Editorial: Why San Jose voters should re-elect Mayor Sam Liccardo

By: Mercury News Editorial Board
The Mercury News

Sam Liccardo has done a superb job in his first term as mayor, resolving San Jose’s decade-long pension battle, positioning the city to bring Google to San Jose and raising the minimum wage for low-income workers.

It’s that sort of leadership that makes him one of the star mayors in California. Voters should reward Liccardo on June 5 by voting to give him another four years in office.

Liccardo’s biggest accomplishment was sitting down with the police union and reaching a compromise on their challenging pension issues. The successful effort enables San Jose to rebuild its depleted police department. The April graduation of 47 new officers from the San Jose Police Department’s academy best symbolizes the progress. After years of staffing turmoil, the city is within about 75 officers of meeting the 1,109 authorized positions.

It’s just one example of Liccardo’s inclusive, solution-oriented approach as mayor.

The effort to bring Google to San Jose requires a deft touch, given the potential impact of 20,000 workers on downtown. If successful, it would transform San Jose’s downtown core and help solve the city’s jobs-housing imbalance. Liccardo has also worked to attract smaller businesses — think tech firms such as Zoom, SuperMicro and Splunk — which may not be household names today but are the type of companies crucial to sustaining San Jose’s growth.

Liccardo is also far and away the best choice for voters wanting to see San Jose become more livable and solve its affordable housing and homeless crisis. High construction costs will make that a challenge, but his success in working with Santa Clara County Supervisor Dave Cortese and Destination: Home to provide housing for nearly 700 veterans is the type of cooperative effort that offers hope for the future.

The mayor in 2015 called for a regional approach to raising the minimum wage for low-income workers. That resulted in San Jose, Palo Alto, Cupertino, Milpitas, Morgan Hill and Monte Sereno agreeing to a $15-per-hour minimum wage that will be implemented in 2019.

None of Liccardo’s three challengers on the ballot merit serious consideration.

Steve Brown, who ran an unsuccessful campaign for the District 2 seat on the City Council in 2016, did not respond to requests for an editorial board interview and has not mounted any kind of campaign. Neither has Tyrone Wade, a retired counselor with no previous experience in public office.

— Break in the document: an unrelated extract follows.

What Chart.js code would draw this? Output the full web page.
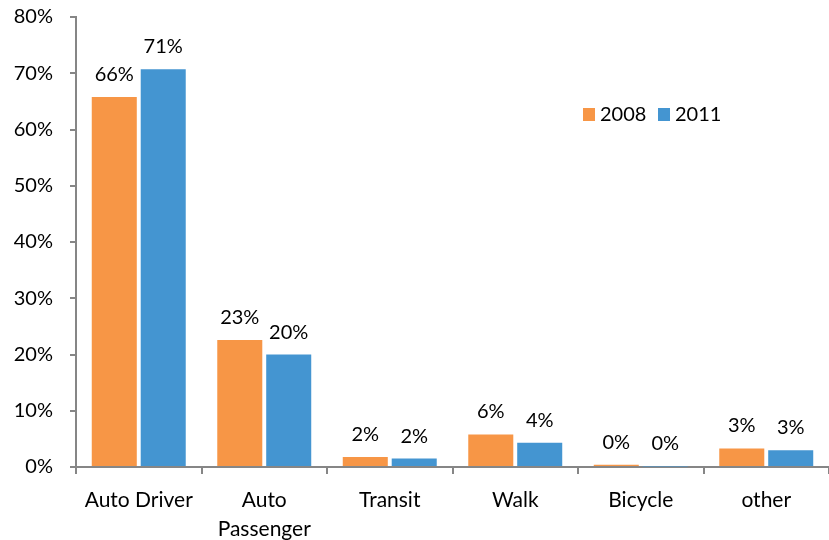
<!DOCTYPE html>
<html lang="en">

<head>
    <script src="https://cdn.jsdelivr.net/npm/chart.js@4.4.1/dist/chart.umd.min.js"></script>

    <style>
        body { margin: 0; background: #fff; }
        .chartCont { width: 829px; height: 540px; position: relative; }
    </style>
</head>

<body>
    <div class="chartCont">
        <canvas id="modeChart"></canvas>
    </div>

    <script>
        // travel mode share data
        const modes = ["Auto Driver", ["Auto", "Passenger"], "Transit", "Walk", "Bicycle", "other"];
        const years = ["2008", "2011"];
        const share2008 = [65.8, 22.6, 1.8, 5.8, 0.4, 3.3];
        const share2011 = [70.7, 20.0, 1.5, 4.3, 0.1, 3.0];
        const yMax = 80;
        const yStep = 10;

        const orange = '#F79646';
        const blue = '#4495D1';
        const axisGray = '#868686';
        const fontFamily = 'Lato, "Open Sans", sans-serif';

        // value labels above every bar
        const barLabels = {
            id: 'barLabels',
            afterDatasetsDraw(chart) {
                const ctx = chart.ctx;
                ctx.save();
                ctx.font = `20px ${fontFamily}`;
                ctx.fillStyle = '#000';
                ctx.textAlign = 'center';
                ctx.textBaseline = 'alphabetic';
                chart.data.datasets.forEach((ds, i) => {
                    chart.getDatasetMeta(i).data.forEach((bar, j) => {
                        ctx.fillText(Math.round(ds.data[j]) + '%', bar.x, bar.y - 16);
                    });
                });
                ctx.restore();
            }
        };

        // small legend inside the plot
        const insideLegend = {
            id: 'insideLegend',
            afterDraw(chart) {
                const ctx = chart.ctx;
                const area = chart.chartArea;
                let x = area.left + 507;
                const y = area.top + 97;
                ctx.save();
                ctx.font = `20px ${fontFamily}`;
                ctx.textBaseline = 'middle';
                ctx.textAlign = 'left';
                chart.data.datasets.forEach(ds => {
                    ctx.fillStyle = ds.backgroundColor;
                    ctx.fillRect(x, y - 6, 12, 13);
                    ctx.fillStyle = '#000';
                    ctx.fillText(ds.label, x + 17, y + 1);
                    x += 75;
                });
                ctx.restore();
            }
        };

        new Chart(document.getElementById('modeChart'), {
            type: 'bar',
            data: {
                labels: modes,
                datasets: [{
                    label: years[0],
                    data: share2008,
                    backgroundColor: orange,
                    categoryPercentage: 0.78,
                    barPercentage: 0.92
                }, {
                    label: years[1],
                    data: share2011,
                    backgroundColor: blue,
                    categoryPercentage: 0.78,
                    barPercentage: 0.92
                }]
            },
            options: {
                responsive: true,
                maintainAspectRatio: false,
                animation: false,
                layout: { padding: { top: 17, left: 0, right: 0, bottom: 0 } },
                plugins: {
                    legend: { display: false },
                    tooltip: { enabled: false }
                },
                scales: {
                    x: {
                        afterFit: s => { s.height = 73; },
                        grid: {
                            offset: true,
                            drawOnChartArea: false,
                            drawTicks: true,
                            tickLength: 7,
                            color: axisGray,
                            lineWidth: 2
                        },
                        border: { color: axisGray, width: 2 },
                        ticks: {
                            color: '#000',
                            padding: 12,
                            maxRotation: 0,
                            font: { family: fontFamily, size: 21, lineHeight: 1.38 }
                        }
                    },
                    y: {
                        min: 0,
                        max: yMax,
                        // keep the tick padding from pushing the plot down
                        afterFit: s => { s.width = 76; s.paddingTop = 0; s.paddingBottom = 0; },
                        grid: {
                            drawOnChartArea: false,
                            drawTicks: true,
                            tickLength: 6,
                            color: axisGray,
                            lineWidth: 2
                        },
                        border: { color: axisGray, width: 2 },
                        ticks: {
                            stepSize: yStep,
                            color: '#000',
                            padding: 17,
                            font: { family: fontFamily, size: 20 },
                            callback: v => v + '%'
                        }
                    }
                }
            },
            plugins: [barLabels, insideLegend]
        });
    </script>
</body>

</html>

Quangminh Pham, a 72-year-old Vietnamese refugee, came to the United States in 1975. He is a retired small business owner who is making housing the focus of his campaign. But his notion of crafting an ordinance to allow homeowners a free hand to expand their homes willy-nilly to create more rental units is a non-starter. So is his proposal to give long-term renters living in San Jose an advantage over non-residents when trying to buy a home.

When we recommended Liccardo to voters in 2014, we said “he was by far the most thoughtful, creative and capable of lifting the city beyond its fiscal limitations to thrive as the urban heart of Silicon Valley.”

Nothing has changed to alter that thinking. San Jose voters should re-elect Mayor Liccardo.